The narrative dimension is always present in her work, organised through the vivaciousness and solidity of her imaginary world. It was through the vast universe of stories - traditional Portuguese folk tales and fairy stories; novels from Portuguese and English literature, theatre plays or adaptations of these stories for Walt Disney films - that her figurative research into the realm of fantasy and imagination gained a greater importance in her work.
 


 

 

 

The show concludes in Sala 0, the largest gallery and the organizing 'center' of the other galleries. At the back, a video tells the Paula Rego's story:
Her rebellious personality and her fight for a free and autonomous expression led her to declare her independence from the artistic movements of her time and to constantly redefine the nature of her figurative language. This distinctive trait also obliged her to constantly subvert the conventions and limits imposed by any kind of artistic tradition or the constraints of a specific technique.
 

 

Under the large towers, we find the loja and the cafetaria; the cafe leads out to a small terrace and the open lawn. Souto de Moura writes about the design in "Cascais Arquitectura, CA:05" (CM de Cascais, 2009, trans by Apple's MacOS):
I decided to make the exhibition spaces with various scales. In this way, the exhibition can contemplate from smaller engravings and drawings of Paula Rego to her paintings or those of her husband, Victor Willing, of frankly larger dimensions.

The organization of this set of solids was a complex exercise. It ran the risk of excessive individualization of the volumes to produce a caricatured result. In the end I chose to unify the shapes, building them with the same material, concrete, and giving them a unitary expression, reinforced through the stereotomy of the wooden formwork and the design of the spans.
 

 

 
I chose to locate the museum on this terrace, allowing the almost complete maintenance of the existing green mantle. I was designing the building almost like an archaeologist, from the emptiness of the tennis courts. Between the lush forest and the trees to be preserved it was making the shape, initially quite mischaracterized. It can be said that the building resulted in a kind of positive of the negative of the trees.

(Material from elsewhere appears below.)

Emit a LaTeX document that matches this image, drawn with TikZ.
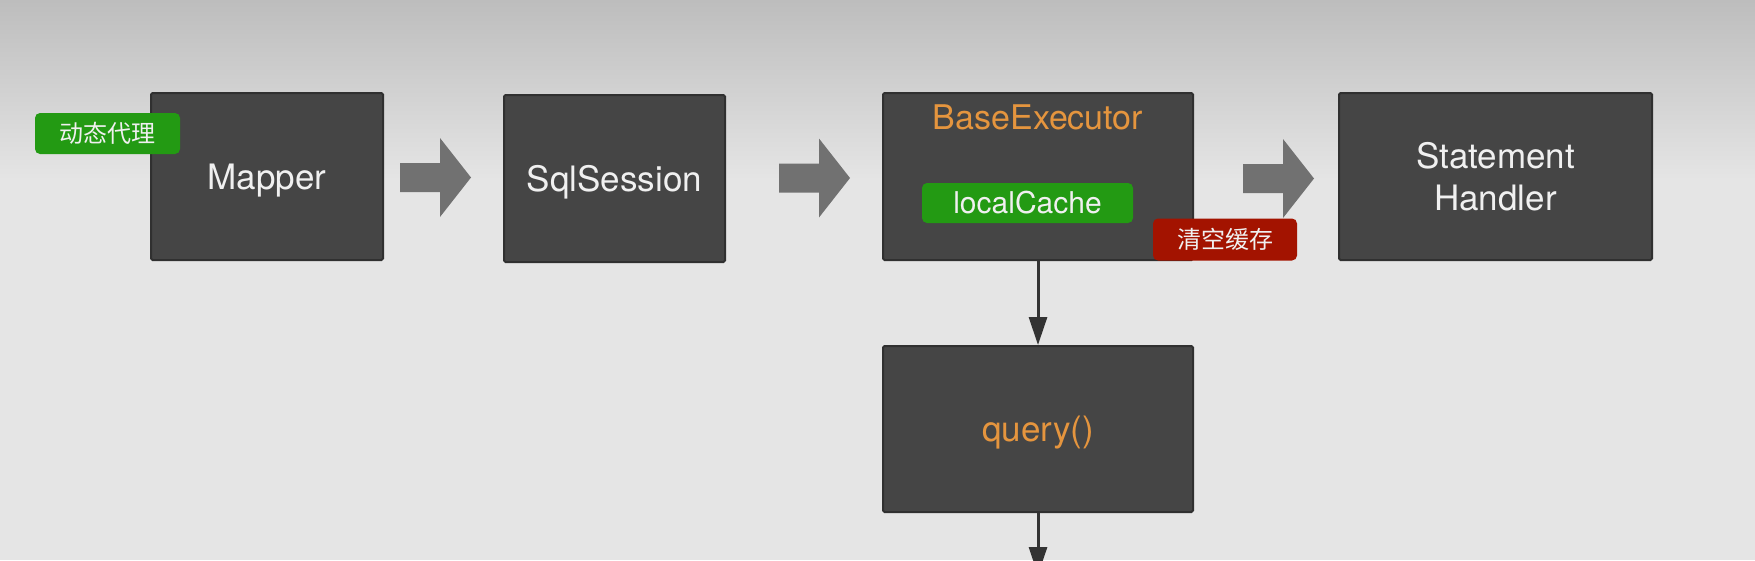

At the same time I thought that the museum should not behave like a kind of chalet hidden in the middle of a garden. I understood that it was necessary to strengthen its public character. If it weren't for the pyramids, the museum would disappear behind the trees. 
The choice of this color also has to do with the effect of the old clay tennis courts. I think the red of the museum will contrast well with the green of the surrounding vegetable mass.